Born Jan. 1, 1938 in Bayonne, New Jersey, Frank Langella pursued acting from an early age. After college he moved to New York City. In 1963, he had his off-Broadway stage debut in The Immoralist. He played a variety of Broadway roles, but playing Richard Nixon in Frost/Nixon changed his career. He won a Tony and Ron Howard directed him in the film version in 2008.

Early Career

Actor, director, producer. Born on January 1, 1938, in Bayonne, New Jersey. (Some sources give 1940 as his birth year.) From an early age, Langella had an interest in becoming an actor. He studied acting at Syracuse University, then moved to New York City. While in New York, Langella joined the Lincoln Center Repertory Company where he studied his craft with the likes of Elia Kazan. He made his stage debut in an off-Broadway production of The Immoralist in 1963. Langella soon appeared in a string of productions, earning a 1966 OBIE Award for his performances in Good Day and The White Devil.

 

On Broadway

On Broadway, Langella had a role in William Gibson's A Cry of Players, which netted him the 1969 Drama Desk Award for Outstanding Performance. As his star continued to rise, Langella got his first taste of film success with 1970’s Diary of a Mad Housewife. Carrie Snodgress starred as the title character—playing a woman bullied by both her husband and her demanding daughters—who finds escape in her affair with a writer (played by Langella). Langella received critical praise for his performance in the drama. Trying his hand at lighter fare, Langella next starred in the Mel Brooks comedy, The Twelve Chairs (1970), as a Russian con man.

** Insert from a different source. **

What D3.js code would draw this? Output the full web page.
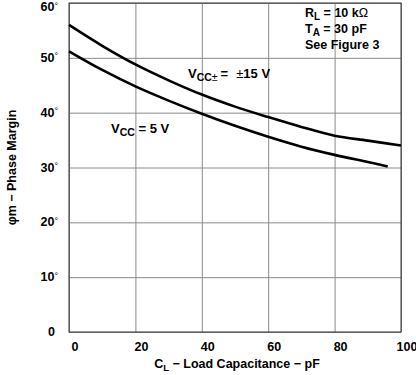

Returning to Broadway in 1975, Langella received accolades for his work in Edward Albee’s Pulitzer Prize-winning play Seascape. The play explores the interaction between two couples—a mature human couple and a pair of lizards. As Leslie the lizard, Langella won his first Tony Award and his second Drama Desk Award. Langella next pursued another unusual stage role, playing the title character in Dracula. This 1977 production featured set and costume design by famed illustrator Edward Gorey. Two years later, Langella starred in the film adaptation, which helped make him a popular sex symbol. The cast also included Laurence Olivier, Donald Pleasence, and Kate Nelligan.

On the Big Screen

Langella earned favorable reviews for his next film effort, Those Lips, Those Eyes (1980), in which he played a mediocre veteran stage actor. Critic Roger Ebert described him as “appealingly vulnerable and egotistical as the theater’s star performer, always scanning the audience for Broadway talent scouts.” He then appeared in Sphinx (1981), an adaptation of the popular Robin Cook novel by the same name. Unfortunately the film proved to be a critical and commercial disappointment.

Focusing mostly on theatrical work, Langella played a broad range of characters in the 1980s.